Look below for the line containing "Reproduce this chart with matplotlib."; from there through the line containing "from matplotlib.patches import Rectangle", both lines included, please set down each line exactly and nothing else.
##### Dataset excerpts
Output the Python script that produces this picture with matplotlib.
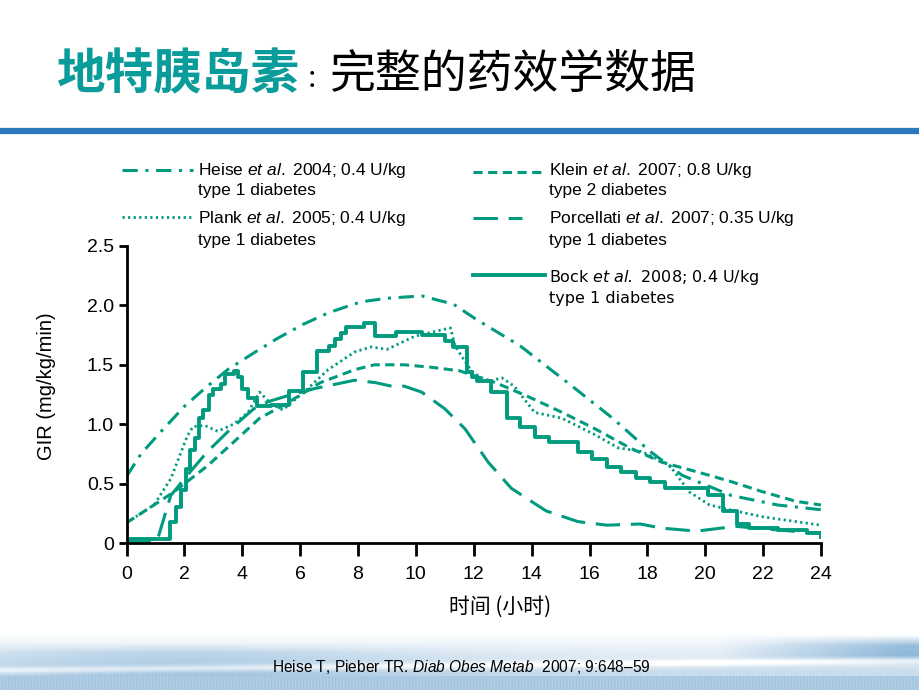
##########
##### Dataset excerpts
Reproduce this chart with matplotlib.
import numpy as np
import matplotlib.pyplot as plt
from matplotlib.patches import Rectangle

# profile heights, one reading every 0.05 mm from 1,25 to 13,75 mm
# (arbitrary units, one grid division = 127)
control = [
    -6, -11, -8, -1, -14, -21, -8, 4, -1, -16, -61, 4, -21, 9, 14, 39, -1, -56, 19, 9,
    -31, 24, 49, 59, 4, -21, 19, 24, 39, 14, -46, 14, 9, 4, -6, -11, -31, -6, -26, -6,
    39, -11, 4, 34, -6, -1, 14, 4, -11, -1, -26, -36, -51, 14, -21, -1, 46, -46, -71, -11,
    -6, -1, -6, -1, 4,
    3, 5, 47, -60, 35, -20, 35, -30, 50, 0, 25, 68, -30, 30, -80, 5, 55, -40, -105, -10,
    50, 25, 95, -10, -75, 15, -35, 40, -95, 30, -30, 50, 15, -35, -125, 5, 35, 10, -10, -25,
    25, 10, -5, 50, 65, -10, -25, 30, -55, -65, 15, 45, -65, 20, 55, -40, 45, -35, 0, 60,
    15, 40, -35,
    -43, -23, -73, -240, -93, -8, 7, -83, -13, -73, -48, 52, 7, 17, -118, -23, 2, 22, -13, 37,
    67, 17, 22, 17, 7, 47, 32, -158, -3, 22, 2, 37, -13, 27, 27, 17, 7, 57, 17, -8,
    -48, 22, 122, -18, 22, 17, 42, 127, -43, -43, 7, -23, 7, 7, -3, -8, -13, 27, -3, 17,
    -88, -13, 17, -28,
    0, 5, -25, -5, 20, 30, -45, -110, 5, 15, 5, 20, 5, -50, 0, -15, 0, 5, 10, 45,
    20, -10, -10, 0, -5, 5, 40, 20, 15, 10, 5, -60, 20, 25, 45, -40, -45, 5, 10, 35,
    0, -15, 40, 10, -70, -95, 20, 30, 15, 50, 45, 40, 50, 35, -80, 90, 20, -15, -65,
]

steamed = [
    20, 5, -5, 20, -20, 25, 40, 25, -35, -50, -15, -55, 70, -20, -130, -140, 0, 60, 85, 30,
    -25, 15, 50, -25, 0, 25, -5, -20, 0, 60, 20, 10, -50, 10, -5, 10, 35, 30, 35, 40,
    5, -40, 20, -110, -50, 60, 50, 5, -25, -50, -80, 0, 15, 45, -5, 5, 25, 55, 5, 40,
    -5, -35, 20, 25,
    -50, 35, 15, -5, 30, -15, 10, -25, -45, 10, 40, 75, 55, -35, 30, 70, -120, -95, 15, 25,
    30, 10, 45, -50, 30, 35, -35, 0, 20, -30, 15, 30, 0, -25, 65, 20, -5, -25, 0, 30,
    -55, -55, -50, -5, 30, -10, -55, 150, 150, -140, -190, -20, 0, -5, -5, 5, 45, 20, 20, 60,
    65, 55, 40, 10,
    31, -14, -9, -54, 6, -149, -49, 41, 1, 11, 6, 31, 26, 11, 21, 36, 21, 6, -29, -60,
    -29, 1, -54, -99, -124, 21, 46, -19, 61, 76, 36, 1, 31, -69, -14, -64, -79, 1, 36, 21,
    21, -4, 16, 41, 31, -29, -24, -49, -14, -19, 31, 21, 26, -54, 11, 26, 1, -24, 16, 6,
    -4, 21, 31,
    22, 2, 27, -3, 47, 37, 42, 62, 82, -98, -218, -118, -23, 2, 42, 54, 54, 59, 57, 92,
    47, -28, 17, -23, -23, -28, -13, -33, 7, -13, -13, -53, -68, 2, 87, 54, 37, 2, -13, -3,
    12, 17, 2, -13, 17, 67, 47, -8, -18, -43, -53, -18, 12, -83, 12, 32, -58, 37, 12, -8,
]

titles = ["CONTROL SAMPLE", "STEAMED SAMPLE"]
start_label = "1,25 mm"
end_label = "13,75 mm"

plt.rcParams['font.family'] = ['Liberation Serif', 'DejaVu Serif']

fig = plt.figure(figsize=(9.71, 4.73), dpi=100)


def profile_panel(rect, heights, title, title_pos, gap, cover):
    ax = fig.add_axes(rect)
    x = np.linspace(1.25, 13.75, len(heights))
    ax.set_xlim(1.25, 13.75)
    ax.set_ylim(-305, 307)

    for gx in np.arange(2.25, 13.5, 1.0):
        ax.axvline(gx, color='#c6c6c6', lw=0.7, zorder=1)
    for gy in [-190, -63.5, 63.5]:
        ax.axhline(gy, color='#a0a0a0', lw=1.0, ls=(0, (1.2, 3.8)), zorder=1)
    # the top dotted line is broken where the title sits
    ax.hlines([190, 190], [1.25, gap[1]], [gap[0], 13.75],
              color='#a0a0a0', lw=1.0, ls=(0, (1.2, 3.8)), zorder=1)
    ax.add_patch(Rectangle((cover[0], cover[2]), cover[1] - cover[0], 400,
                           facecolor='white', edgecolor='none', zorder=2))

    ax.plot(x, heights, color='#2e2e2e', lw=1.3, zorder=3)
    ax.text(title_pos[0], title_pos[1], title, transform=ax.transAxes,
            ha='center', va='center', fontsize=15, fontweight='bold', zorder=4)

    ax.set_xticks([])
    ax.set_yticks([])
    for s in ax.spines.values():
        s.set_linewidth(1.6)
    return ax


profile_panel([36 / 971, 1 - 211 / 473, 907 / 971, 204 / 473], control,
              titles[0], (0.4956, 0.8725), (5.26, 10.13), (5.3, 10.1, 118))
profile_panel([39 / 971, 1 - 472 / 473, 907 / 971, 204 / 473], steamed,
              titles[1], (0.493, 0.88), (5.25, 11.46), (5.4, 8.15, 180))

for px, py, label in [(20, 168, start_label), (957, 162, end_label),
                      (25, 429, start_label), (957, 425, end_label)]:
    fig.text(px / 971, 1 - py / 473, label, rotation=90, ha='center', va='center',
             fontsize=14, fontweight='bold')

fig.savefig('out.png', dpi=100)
##########
##### Dataset excerpts
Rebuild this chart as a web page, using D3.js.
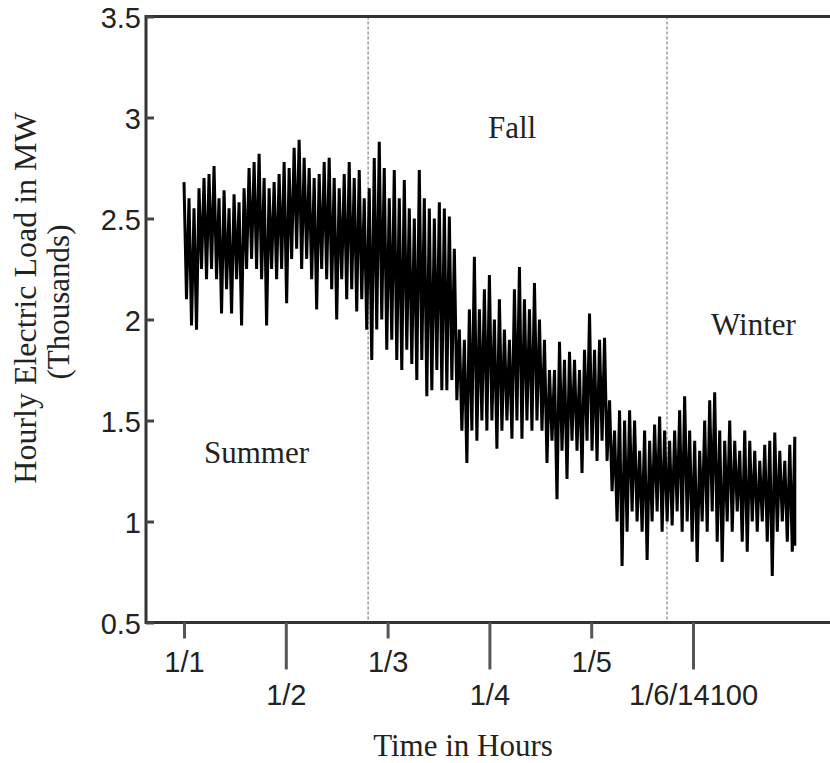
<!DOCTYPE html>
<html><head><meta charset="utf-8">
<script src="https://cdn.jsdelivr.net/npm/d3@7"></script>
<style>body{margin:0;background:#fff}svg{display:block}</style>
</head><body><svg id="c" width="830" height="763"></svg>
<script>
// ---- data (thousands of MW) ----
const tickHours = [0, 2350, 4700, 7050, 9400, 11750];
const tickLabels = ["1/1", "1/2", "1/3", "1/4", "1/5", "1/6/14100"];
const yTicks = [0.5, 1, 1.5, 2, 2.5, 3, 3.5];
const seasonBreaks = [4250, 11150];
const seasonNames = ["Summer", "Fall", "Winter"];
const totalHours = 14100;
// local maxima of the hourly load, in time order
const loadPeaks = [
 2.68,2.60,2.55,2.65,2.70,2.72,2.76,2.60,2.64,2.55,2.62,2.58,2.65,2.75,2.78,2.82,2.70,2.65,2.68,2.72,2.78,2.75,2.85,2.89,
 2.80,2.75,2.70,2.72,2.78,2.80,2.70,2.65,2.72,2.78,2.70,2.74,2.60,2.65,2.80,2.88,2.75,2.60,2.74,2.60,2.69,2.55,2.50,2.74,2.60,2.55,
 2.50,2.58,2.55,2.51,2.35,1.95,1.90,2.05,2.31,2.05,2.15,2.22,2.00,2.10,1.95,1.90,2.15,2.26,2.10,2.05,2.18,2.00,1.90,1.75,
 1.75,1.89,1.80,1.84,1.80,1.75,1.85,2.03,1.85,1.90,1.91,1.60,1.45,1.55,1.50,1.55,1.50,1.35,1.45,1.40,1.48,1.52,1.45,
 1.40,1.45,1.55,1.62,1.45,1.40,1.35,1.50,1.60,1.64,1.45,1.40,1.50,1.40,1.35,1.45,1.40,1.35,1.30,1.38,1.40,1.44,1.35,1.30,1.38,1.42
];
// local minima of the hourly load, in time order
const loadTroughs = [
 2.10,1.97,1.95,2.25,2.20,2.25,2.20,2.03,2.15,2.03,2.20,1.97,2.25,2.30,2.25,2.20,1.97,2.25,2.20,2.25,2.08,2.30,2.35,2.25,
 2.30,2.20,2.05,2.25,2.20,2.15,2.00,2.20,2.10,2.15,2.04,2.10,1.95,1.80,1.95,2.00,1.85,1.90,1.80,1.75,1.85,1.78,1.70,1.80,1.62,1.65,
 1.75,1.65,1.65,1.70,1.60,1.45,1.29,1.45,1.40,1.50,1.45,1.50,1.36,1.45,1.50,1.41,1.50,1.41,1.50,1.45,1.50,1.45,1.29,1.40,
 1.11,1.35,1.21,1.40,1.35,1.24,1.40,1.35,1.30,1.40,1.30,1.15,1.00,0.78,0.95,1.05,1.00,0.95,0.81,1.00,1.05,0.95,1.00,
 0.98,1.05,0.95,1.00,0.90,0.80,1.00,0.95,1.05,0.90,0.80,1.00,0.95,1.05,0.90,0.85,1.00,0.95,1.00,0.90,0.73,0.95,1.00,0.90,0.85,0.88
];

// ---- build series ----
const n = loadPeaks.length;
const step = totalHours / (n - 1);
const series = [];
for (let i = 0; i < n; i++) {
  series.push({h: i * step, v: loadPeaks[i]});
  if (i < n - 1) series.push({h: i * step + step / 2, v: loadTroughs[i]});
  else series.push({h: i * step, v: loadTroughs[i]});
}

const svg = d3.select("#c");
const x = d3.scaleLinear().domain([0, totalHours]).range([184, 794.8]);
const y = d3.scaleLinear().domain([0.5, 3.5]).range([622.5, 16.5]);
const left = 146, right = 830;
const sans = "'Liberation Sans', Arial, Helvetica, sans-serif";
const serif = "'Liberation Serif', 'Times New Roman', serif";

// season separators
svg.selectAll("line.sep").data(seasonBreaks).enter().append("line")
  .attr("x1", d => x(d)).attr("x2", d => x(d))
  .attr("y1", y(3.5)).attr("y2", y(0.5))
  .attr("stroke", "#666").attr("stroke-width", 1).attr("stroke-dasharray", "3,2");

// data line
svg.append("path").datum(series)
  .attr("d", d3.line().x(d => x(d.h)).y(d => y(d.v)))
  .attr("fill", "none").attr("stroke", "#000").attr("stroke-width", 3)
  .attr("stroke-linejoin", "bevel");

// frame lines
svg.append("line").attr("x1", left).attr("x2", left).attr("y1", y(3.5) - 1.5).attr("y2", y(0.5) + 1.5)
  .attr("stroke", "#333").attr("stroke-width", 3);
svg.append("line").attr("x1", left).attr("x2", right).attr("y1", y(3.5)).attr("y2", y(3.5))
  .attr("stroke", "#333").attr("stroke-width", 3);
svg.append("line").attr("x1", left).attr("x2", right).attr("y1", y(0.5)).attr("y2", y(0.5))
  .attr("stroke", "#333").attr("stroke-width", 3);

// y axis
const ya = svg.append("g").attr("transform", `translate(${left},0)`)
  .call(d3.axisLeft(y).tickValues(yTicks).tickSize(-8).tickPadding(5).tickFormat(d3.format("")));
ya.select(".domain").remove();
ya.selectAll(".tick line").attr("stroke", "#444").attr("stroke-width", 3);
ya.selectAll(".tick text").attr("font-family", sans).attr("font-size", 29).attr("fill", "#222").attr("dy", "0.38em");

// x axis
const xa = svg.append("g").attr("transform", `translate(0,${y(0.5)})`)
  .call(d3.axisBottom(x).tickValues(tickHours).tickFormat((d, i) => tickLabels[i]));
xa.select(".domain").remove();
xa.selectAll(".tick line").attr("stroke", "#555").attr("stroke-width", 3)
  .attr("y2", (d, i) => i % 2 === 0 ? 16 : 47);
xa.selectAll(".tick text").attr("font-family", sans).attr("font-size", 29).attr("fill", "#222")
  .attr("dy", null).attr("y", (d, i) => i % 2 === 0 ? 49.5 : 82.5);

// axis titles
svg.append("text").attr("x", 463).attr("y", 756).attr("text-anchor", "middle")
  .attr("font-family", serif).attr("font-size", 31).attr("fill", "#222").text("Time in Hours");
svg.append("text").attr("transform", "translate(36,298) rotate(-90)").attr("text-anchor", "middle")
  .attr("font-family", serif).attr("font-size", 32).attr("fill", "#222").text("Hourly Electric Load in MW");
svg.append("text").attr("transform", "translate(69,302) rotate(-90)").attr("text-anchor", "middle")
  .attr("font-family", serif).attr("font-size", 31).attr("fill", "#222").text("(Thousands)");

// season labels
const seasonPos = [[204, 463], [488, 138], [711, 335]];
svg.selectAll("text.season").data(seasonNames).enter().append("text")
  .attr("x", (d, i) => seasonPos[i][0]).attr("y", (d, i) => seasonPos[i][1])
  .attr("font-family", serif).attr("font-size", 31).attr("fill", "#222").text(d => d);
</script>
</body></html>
##########
Answer to the exercise:
Reproduce this chart with matplotlib.
import numpy as np
import matplotlib.pyplot as plt
from matplotlib.patches import Rectangle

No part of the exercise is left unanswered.